* Aim:
Scan the listing below and copy every line holding "document".

<<<<

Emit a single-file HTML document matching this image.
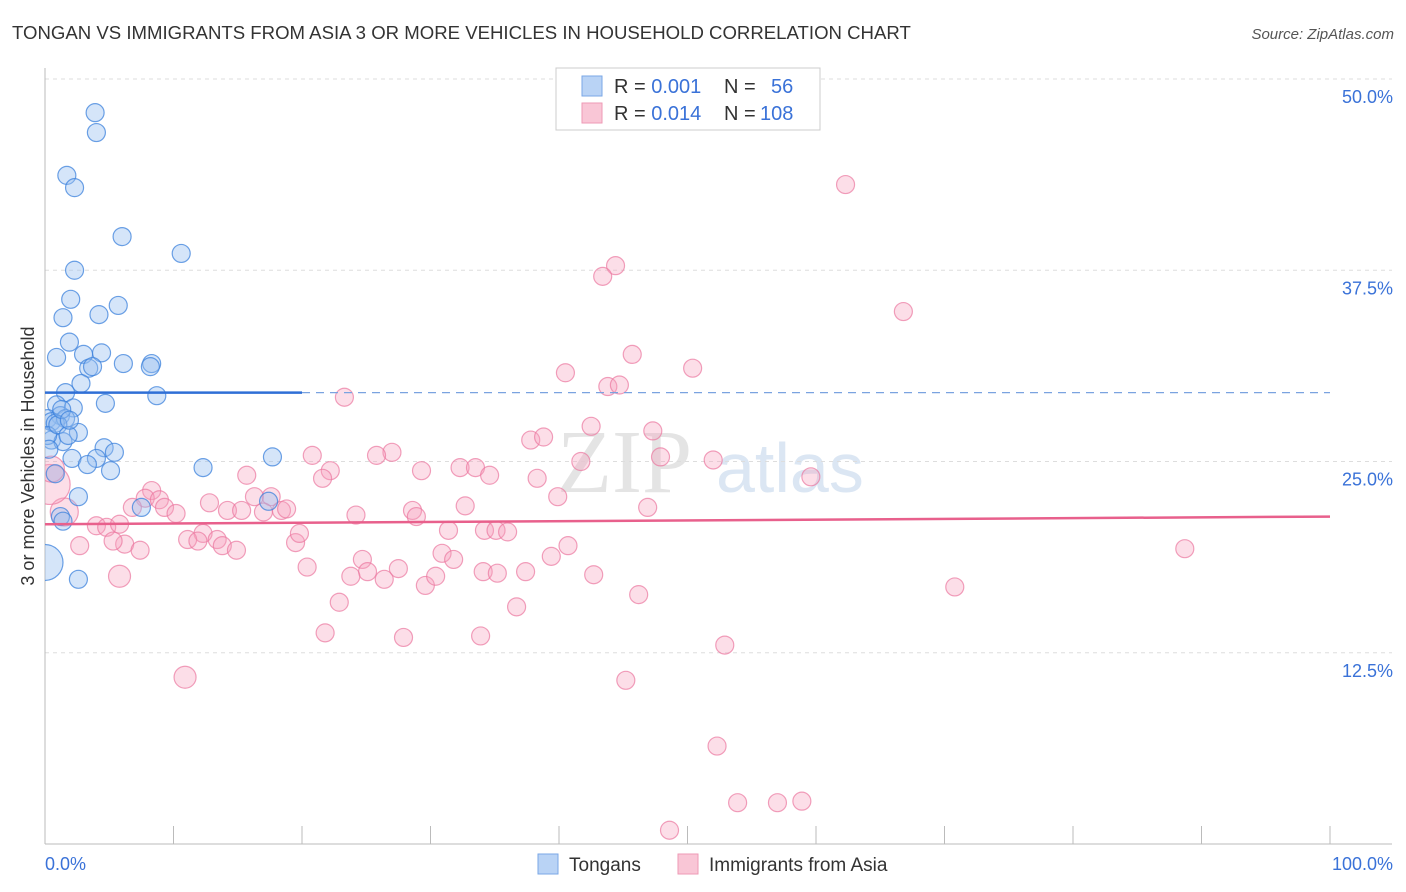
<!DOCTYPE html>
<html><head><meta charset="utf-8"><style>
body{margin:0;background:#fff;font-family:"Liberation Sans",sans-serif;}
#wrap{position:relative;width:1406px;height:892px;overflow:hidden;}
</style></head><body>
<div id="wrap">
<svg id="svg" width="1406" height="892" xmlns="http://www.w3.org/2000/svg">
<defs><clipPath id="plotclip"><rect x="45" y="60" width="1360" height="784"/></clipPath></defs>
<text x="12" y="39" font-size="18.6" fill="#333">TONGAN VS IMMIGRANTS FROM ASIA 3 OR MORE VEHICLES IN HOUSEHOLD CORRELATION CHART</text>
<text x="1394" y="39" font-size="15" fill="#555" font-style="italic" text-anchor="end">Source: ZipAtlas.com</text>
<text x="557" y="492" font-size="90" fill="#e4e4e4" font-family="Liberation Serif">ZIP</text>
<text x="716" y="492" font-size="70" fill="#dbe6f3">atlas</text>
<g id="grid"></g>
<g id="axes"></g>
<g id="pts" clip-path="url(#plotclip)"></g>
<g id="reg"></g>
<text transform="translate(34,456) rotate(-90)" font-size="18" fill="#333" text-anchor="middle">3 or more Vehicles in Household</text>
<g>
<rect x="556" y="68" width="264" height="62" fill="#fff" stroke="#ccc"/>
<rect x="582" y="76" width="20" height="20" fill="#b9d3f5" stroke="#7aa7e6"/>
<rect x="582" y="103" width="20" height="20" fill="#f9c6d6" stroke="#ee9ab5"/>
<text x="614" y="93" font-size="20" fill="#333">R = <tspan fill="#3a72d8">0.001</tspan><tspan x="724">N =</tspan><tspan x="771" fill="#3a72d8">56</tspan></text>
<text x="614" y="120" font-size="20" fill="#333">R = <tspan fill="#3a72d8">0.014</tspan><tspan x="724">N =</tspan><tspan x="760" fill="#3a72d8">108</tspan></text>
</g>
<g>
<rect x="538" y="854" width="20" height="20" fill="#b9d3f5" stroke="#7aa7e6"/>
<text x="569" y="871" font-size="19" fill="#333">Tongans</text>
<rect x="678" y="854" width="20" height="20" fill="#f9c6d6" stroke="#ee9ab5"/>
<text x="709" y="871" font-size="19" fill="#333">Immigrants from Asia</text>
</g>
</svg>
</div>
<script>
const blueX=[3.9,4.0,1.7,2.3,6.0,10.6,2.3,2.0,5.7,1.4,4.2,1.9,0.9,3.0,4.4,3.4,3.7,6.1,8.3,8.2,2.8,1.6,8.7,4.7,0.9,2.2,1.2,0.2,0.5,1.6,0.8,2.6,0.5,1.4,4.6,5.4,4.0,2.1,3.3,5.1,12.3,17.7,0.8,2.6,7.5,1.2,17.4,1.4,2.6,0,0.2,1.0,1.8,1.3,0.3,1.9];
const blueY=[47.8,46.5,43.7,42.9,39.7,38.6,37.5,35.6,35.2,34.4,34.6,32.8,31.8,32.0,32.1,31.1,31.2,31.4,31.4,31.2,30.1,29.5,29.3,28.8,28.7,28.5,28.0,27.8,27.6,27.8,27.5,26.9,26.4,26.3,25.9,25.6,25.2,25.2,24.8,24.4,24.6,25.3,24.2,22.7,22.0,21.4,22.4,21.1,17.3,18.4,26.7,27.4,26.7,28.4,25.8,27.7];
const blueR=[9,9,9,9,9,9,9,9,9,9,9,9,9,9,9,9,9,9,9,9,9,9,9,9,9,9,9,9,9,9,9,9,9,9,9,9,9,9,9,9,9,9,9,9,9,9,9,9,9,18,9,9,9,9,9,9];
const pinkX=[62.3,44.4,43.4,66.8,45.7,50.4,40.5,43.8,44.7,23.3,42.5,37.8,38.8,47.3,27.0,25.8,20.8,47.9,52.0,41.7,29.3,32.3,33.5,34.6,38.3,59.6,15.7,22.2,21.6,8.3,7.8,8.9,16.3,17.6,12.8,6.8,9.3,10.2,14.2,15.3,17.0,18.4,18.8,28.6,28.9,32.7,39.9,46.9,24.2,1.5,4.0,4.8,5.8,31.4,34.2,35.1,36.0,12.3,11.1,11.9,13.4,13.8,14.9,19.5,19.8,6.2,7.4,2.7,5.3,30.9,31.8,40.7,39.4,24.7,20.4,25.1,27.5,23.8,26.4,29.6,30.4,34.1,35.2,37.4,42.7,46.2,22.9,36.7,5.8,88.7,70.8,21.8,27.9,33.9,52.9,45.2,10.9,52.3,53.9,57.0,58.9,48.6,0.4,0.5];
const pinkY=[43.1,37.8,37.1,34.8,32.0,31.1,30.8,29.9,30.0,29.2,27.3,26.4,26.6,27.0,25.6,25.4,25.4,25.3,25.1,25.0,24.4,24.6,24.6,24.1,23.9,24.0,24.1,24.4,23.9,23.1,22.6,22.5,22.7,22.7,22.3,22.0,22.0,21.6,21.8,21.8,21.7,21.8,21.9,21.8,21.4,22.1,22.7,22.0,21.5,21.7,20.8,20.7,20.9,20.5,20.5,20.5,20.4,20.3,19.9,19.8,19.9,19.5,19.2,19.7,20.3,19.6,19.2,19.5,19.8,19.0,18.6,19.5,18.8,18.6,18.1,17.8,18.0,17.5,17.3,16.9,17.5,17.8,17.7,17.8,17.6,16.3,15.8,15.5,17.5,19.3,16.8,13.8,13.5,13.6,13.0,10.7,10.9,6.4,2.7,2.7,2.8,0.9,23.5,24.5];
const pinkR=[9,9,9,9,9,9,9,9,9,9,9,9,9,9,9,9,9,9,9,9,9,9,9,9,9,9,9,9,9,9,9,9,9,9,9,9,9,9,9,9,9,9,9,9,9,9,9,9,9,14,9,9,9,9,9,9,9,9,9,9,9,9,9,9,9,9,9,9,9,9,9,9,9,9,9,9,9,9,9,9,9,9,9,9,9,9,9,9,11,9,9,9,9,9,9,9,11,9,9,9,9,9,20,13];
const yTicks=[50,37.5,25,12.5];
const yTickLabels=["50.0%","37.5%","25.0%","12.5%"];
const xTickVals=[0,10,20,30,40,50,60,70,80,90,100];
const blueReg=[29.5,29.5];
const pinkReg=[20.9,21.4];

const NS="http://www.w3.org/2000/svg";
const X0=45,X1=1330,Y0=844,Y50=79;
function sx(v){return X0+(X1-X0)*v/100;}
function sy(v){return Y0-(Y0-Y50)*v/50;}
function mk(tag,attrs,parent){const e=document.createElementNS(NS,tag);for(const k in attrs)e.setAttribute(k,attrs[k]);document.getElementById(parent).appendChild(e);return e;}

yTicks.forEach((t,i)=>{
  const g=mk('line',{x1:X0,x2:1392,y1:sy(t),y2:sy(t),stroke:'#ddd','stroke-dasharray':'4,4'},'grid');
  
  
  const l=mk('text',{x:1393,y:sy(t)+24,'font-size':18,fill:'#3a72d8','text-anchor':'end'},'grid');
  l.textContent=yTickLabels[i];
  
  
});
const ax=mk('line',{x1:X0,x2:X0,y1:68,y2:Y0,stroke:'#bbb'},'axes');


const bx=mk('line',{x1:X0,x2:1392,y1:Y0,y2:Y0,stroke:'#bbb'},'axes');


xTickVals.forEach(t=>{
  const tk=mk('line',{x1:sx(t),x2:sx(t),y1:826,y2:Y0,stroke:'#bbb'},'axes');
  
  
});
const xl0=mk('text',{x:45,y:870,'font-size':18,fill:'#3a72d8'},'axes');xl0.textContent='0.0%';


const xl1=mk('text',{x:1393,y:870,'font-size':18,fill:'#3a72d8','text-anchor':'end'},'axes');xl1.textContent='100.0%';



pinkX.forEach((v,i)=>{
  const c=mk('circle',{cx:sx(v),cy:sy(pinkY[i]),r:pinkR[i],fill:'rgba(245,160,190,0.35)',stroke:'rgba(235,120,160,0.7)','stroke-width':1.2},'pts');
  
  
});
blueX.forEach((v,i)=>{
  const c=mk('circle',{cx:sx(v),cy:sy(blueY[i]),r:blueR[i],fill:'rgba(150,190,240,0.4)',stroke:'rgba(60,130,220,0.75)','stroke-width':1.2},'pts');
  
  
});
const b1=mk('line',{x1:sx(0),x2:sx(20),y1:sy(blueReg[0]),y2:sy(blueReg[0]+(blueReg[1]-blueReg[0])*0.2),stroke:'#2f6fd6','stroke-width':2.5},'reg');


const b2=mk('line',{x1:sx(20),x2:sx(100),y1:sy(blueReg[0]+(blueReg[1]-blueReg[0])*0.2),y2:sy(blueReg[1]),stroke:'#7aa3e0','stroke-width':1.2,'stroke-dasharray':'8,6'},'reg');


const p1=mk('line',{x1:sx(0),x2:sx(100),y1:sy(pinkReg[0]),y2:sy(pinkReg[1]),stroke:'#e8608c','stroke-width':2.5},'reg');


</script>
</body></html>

>>>>

* Written solution:
Emit a single-file HTML document matching this image.
function mk(tag,attrs,parent){const e=document.createElementNS(NS,tag);for(const k in attrs)e.setAttribute(k,attrs[k]);document.getElementById(parent).appendChild(e);return e;}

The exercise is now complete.